Ele diz que o motorista da Rota é treinado para guiar de forma rápida e, sobretudo, eficiente. “Na rua tem cruzamento, trânsito e não é porque a sirene está ligada que você pode avançar o semáforo (vermelho) sem olhar. Você vai ter de passar, mas com muito cuidado”, afirma.
Cones representam poste, caçamba, pedestre…
O instrutor reitera que isso só é possível com treinamento constante. “Aqui você pode derrubar o cone. Na rua não é cone. É poste, ciclista, caçamba, transeunte…” Segundo Ronaldo, os PMs são instruídos a não acelerar quando estão em locais com vias estreitas, como comunidades, por exemplo. “As ruas são, geralmente, apertadas e tem muita gente, principalmente crianças”, diz. “A porta da casa da criança abre direto para a rua.”
Após concluirmos a última volta do treinamento no SW4, o sargento Ronaldo balança a cabeça positivamente. “Muito bom”, diz ele. Consegui disfarçar o sorriso de orgulho sob a máscara, mas o sentimento durou pouco. Ao parar o carro, puxo a alavanca do freio de estacionamento sem pressionar o botão. “Policial deve ter ‘disciplina’ de luz e som”, diz o sargento.
Ele explica que, principalmente em ocorrências durante a madrugada, qualquer ruído pode denunciar a chegada e até mesmo a posição da viatura. “Quando você aciona o botão ao puxar a alavanca, está contribuindo para aumentar a durabilidade do sistema. Isso vale também para o seu carro pessoal”, ensina o sargento Ronaldo.
Da viatura para o carro de uso pessoal
“A instrução que os policiais recebem não serve apenas para cuidar da viatura”, diz o sargento Pereira. “Boa parte das informações passadas em aula, como validade e velocidade que o pneu aguenta, por exemplo, pouca gente sabe”, afirma. “Posso dizer com certeza que o policial vai usar, no mínimo, 80% da instrução no dia a dia, na vida pessoal.”

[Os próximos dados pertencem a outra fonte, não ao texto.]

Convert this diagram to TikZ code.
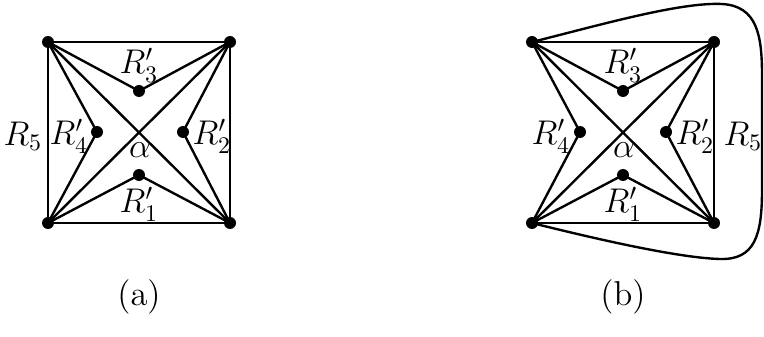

Fizemos o treinamento também com um Trailblazer. As respostas foram melhores que as da Toyota, sobretudo por causa da atuação dos controles eletrônicos de tração e estabilidade. O Chevrolet apresentou maior equilíbrio da carroceria, principalmente em curvas, e garante maior sensação de segurança. Os 46 mkgf de torque do motor 2.8 turbodiesel, entregues em uma ampla faixa de giro, contribuem para facilitar as manobras, inclusive em baixa velocidade.